In der Realität ist der Shor-Algorithmus auf den Public Key angewiesen. Bei P2PKH-Adressen ist aber nur der Hash des Public Keys öffentlich, solange von der Adresse nie gesendet wurde. Satoshis schlafende Wallets sind also (meistens) nicht direkt angreifbar. Man müsste erst den Hash brechen. Das ist ein anderes Quantenproblem, Stichwort Grover-Algorithmus.

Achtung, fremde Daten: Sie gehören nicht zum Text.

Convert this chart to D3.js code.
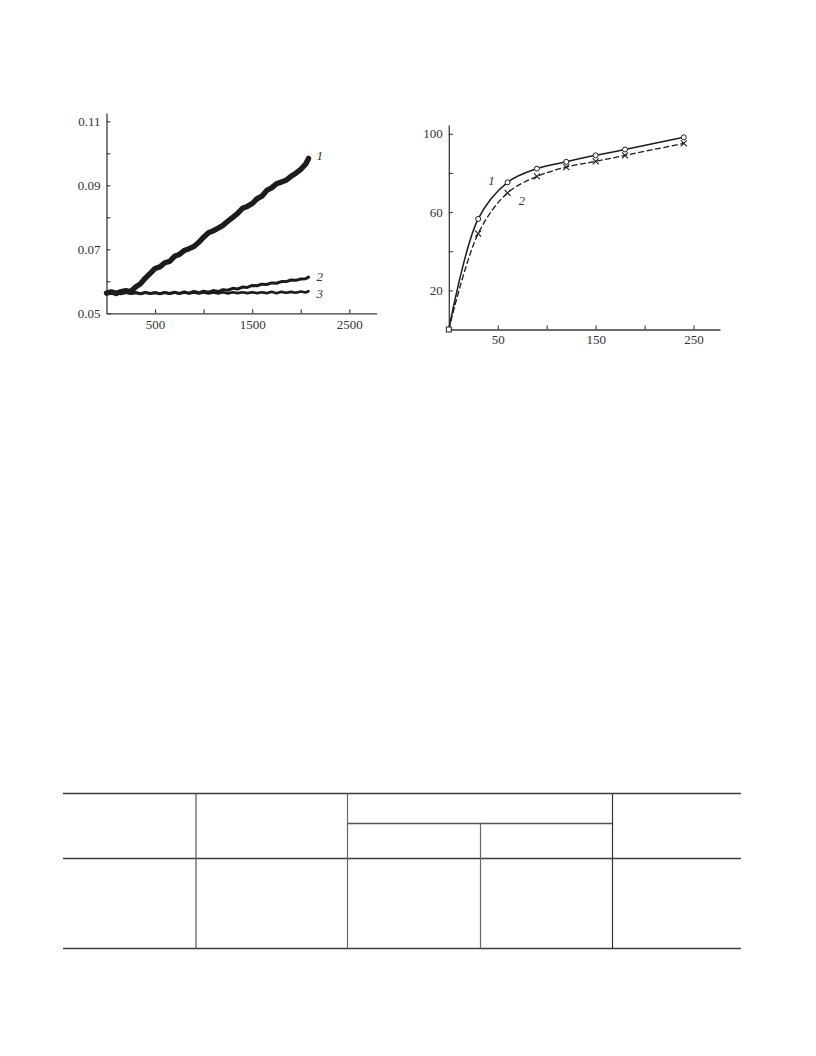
<!DOCTYPE html>
<html>
<head>
<meta charset="utf-8">
<script src="https://cdn.jsdelivr.net/npm/d3@7"></script>
<style>
  html, body { margin: 0; padding: 0; background: #fff; }
  svg { display: block; }
  text { font-family: "Liberation Serif", "Times New Roman", serif; fill: #333; }
</style>
</head>
<body>
<svg id="page" width="816" height="1056"></svg>
<script>
// ---------- Left chart data ----------
const leftX = [0,50,100,150,200,250,300,350,400,450,500,550,600,650,700,750,800,850,900,950,
  1000,1050,1100,1150,1200,1250,1300,1350,1400,1450,1500,1550,1600,1650,1700,1750,1800,1850,
  1900,1950,2000,2050,2080];
const curve1 = [0.0563,0.0567,0.0562,0.0568,0.0571,0.0568,0.0582,0.0592,0.0610,0.0625,
  0.0640,0.0645,0.0658,0.0662,0.0678,0.0684,0.0696,0.0702,0.0709,0.0722,
  0.0738,0.0752,0.0758,0.0766,0.0775,0.0788,0.0800,0.0812,0.0828,0.0834,
  0.0843,0.0858,0.0866,0.0884,0.0892,0.0905,0.0910,0.0916,0.0928,0.0938,
  0.0950,0.0966,0.0984];
const curve2 = [0.0565,0.0562,0.0566,0.0561,0.0565,0.0562,0.0564,0.0561,0.0565,0.0562,
  0.0564,0.0561,0.0565,0.0562,0.0566,0.0562,0.0567,0.0563,0.0568,0.0564,
  0.0569,0.0566,0.0571,0.0568,0.0574,0.0572,0.0578,0.0576,0.0582,0.0581,
  0.0587,0.0586,0.0591,0.0590,0.0595,0.0594,0.0599,0.0599,0.0604,0.0603,
  0.0607,0.0608,0.0613];
const curve3 = [0.0566,0.0563,0.0566,0.0563,0.0566,0.0562,0.0565,0.0562,0.0565,0.0562,
  0.0565,0.0562,0.0565,0.0561,0.0565,0.0562,0.0565,0.0562,0.0565,0.0562,
  0.0565,0.0562,0.0565,0.0562,0.0566,0.0562,0.0566,0.0563,0.0566,0.0563,
  0.0566,0.0563,0.0566,0.0563,0.0567,0.0563,0.0567,0.0564,0.0567,0.0564,
  0.0568,0.0565,0.0569];
const leftXTicks = [500,1000,1500,2000,2500];
const leftXLabels = ["500","","1500","","2500"];
const leftYTicks = [0.05,0.06,0.07,0.08,0.09,0.10,0.11];
const leftYLabels = ["0.05","","0.07","","0.09","","0.11"];

// ---------- Right chart data ----------
const rightX = [0,30,60,90,120,150,180,240];
const rightS1 = [0,56.5,75.2,82.2,85.7,89,92,98.2];
const rightS2 = [0,49,69.8,78.2,83,85.9,89,95.1];
const rightXTicks = [50,100,150,200,250];
const rightXLabels = ["50","","150","","250"];
const rightYTicks = [20,40,60,80,100];
const rightYLabels = ["20","","60","","100"];

const svg = d3.select("#page");
const axisColor = "#3a3a3a";
const lineColor = "#1c1c1c";

function drawAxes(g, x, y, xTicks, xLabels, yTicks, yLabels, xLabelDy) {
  const xAxis = d3.axisBottom(x).tickValues(xTicks).tickSizeInner(-4).tickSizeOuter(0)
    .tickFormat((d,i) => xLabels[i]);
  const yAxis = d3.axisLeft(y).tickValues(yTicks).tickSizeInner(-4).tickSizeOuter(0)
    .tickFormat((d,i) => yLabels[i]);
  const gx = g.append("g").attr("transform", `translate(0,${y.range()[0]})`).call(xAxis);
  const gy = g.append("g").attr("transform", `translate(${x.range()[0]},0)`).call(yAxis);
  [gx, gy].forEach(a => {
    a.select(".domain").attr("stroke", axisColor).attr("stroke-width", 1.3);
    a.selectAll(".tick line").attr("stroke", axisColor).attr("stroke-width", 1.1);
    a.selectAll(".tick text").attr("font-family", "Liberation Serif, serif")
      .attr("font-size", 13).attr("fill", "#333");
  });
  gx.selectAll(".tick text").attr("y", xLabelDy).attr("dy", "0.71em");
  gy.selectAll(".tick text").attr("x", -6);
}

// ---------- Left chart ----------
{
  const x = d3.scaleLinear().domain([0, 2780]).range([106.5, 376.5]);
  const y = d3.scaleLinear().domain([0.05, 0.1126]).range([313.3, 113]);
  const g = svg.append("g");
  drawAxes(g, x, y, leftXTicks, leftXLabels, leftYTicks, leftYLabels, 6);

  const line = d3.line().x((d,i) => x(leftX[i])).y(d => y(d)).curve(d3.curveLinear);
  const series = [
    {v: curve3, w: 2.6},
    {v: curve2, w: 3.0},
    {v: curve1, w: 5.4}
  ];
  series.forEach(s => {
    g.append("path").datum(s.v).attr("d", line)
      .attr("fill", "none").attr("stroke", lineColor)
      .attr("stroke-width", s.w).attr("stroke-linejoin", "round").attr("stroke-linecap", "round");
  });
  const lastX = leftX[leftX.length - 1];
  const labelPos = [
    {t: "1", v: curve1[curve1.length-1], dy: -3},
    {t: "2", v: curve2[curve2.length-1], dy: -1},
    {t: "3", v: curve3[curve3.length-1], dy: 2}
  ];
  labelPos.forEach(l => {
    g.append("text").attr("x", x(lastX) + 8).attr("y", y(l.v) + l.dy)
      .attr("dy", "0.35em").attr("font-style", "italic").attr("font-size", 13)
      .text(l.t);
  });
}

// ---------- Right chart ----------
{
  const x = d3.scaleLinear().domain([0, 277]).range([448.8, 720]);
  const y = d3.scaleLinear().domain([0, 104.5]).range([329.5, 125]);
  const g = svg.append("g");
  drawAxes(g, x, y, rightXTicks, rightXLabels, rightYTicks, rightYLabels, 5);

  const line = d3.line().x((d,i) => x(rightX[i])).y(d => y(d)).curve(d3.curveCatmullRom.alpha(0.5));
  g.append("path").datum(rightS2).attr("d", line).attr("fill", "none")
    .attr("stroke", lineColor).attr("stroke-width", 1.3).attr("stroke-dasharray", "6,2.5");
  g.append("path").datum(rightS1).attr("d", line).attr("fill", "none")
    .attr("stroke", lineColor).attr("stroke-width", 1.5);

  // markers series 2: crosses
  rightS2.forEach((v,i) => {
    if (i === 0) return;
    const cx = x(rightX[i]), cy = y(v), s = 3;
    g.append("path").attr("d", `M${cx-s},${cy-s}L${cx+s},${cy+s}M${cx-s},${cy+s}L${cx+s},${cy-s}`)
      .attr("stroke", lineColor).attr("stroke-width", 1.1);
  });
  // markers series 1: open circles
  rightS1.forEach((v,i) => {
    if (i === 0) return;
    g.append("circle").attr("cx", x(rightX[i])).attr("cy", y(v)).attr("r", 2.5)
      .attr("fill", "#fff").attr("stroke", lineColor).attr("stroke-width", 1);
  });
  // origin marker (square)
  g.append("rect").attr("x", x(rightX[0]) - 2.5).attr("y", y(rightS1[0]) - 2.5)
    .attr("width", 5).attr("height", 5).attr("fill", "#fff")
    .attr("stroke", lineColor).attr("stroke-width", 1);

  g.append("text").attr("x", x(rightX[1]) + 10).attr("y", y(rightS1[2]) + 3)
    .attr("font-style", "italic").attr("font-size", 13).text("1");
  g.append("text").attr("x", x(rightX[2]) + 11).attr("y", y(rightS2[2]) + 12)
    .attr("font-style", "italic").attr("font-size", 13).text("2");
}

// ---------- Empty table ----------
{
  const g = svg.append("g");
  const L = 63, R = 741;
  const top = 793.5, mid = 823.5, head = 858.5, bot = 948.5;
  const cols = [196, 347.5, 480.5, 612.5];
  const hl = (x1, x2, yy, c) => g.append("line").attr("x1", x1).attr("x2", x2)
    .attr("y1", yy).attr("y2", yy).attr("stroke", c).attr("stroke-width", 1.3);
  const vl = (xx, y1, y2, c) => g.append("line").attr("x1", xx).attr("x2", xx)
    .attr("y1", y1).attr("y2", y2).attr("stroke", c).attr("stroke-width", 1.2);
  hl(L, R, top, "#3c3c3c");
  hl(L, R, head, "#3c3c3c");
  hl(L, R, bot, "#3c3c3c");
  hl(cols[1], cols[3], mid, "#555");
  vl(cols[0], top, bot, "#555");
  vl(cols[1], top, bot, "#666");
  vl(cols[2], mid, bot, "#666");
  vl(cols[3], top, bot, "#333");
}
</script>
</body>
</html>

Und warum hat der Autor (ich) das trotzdem so geschrieben? Weil es eine bewusste narrative Entscheidung war. Ohne diese Vereinfachung (also die Annahme, die Keys wären exponiert, was bei alten P2PK-Adressen oder wiederverwendeten P2PKH-Adressen auch der Fall ist), gäbe es keinen „Honeypot“. Es gäbe kein Gefangenendilemma. Die Geschichte würde thematisch nicht funktionieren.
Fazit der (selbst-)Kritik: Absolute technische Pedanterie wurde hier (bewusst) der Funktion der Parabel geopfert. „Die Wellenfunktion des Geldes“, 5/7 story.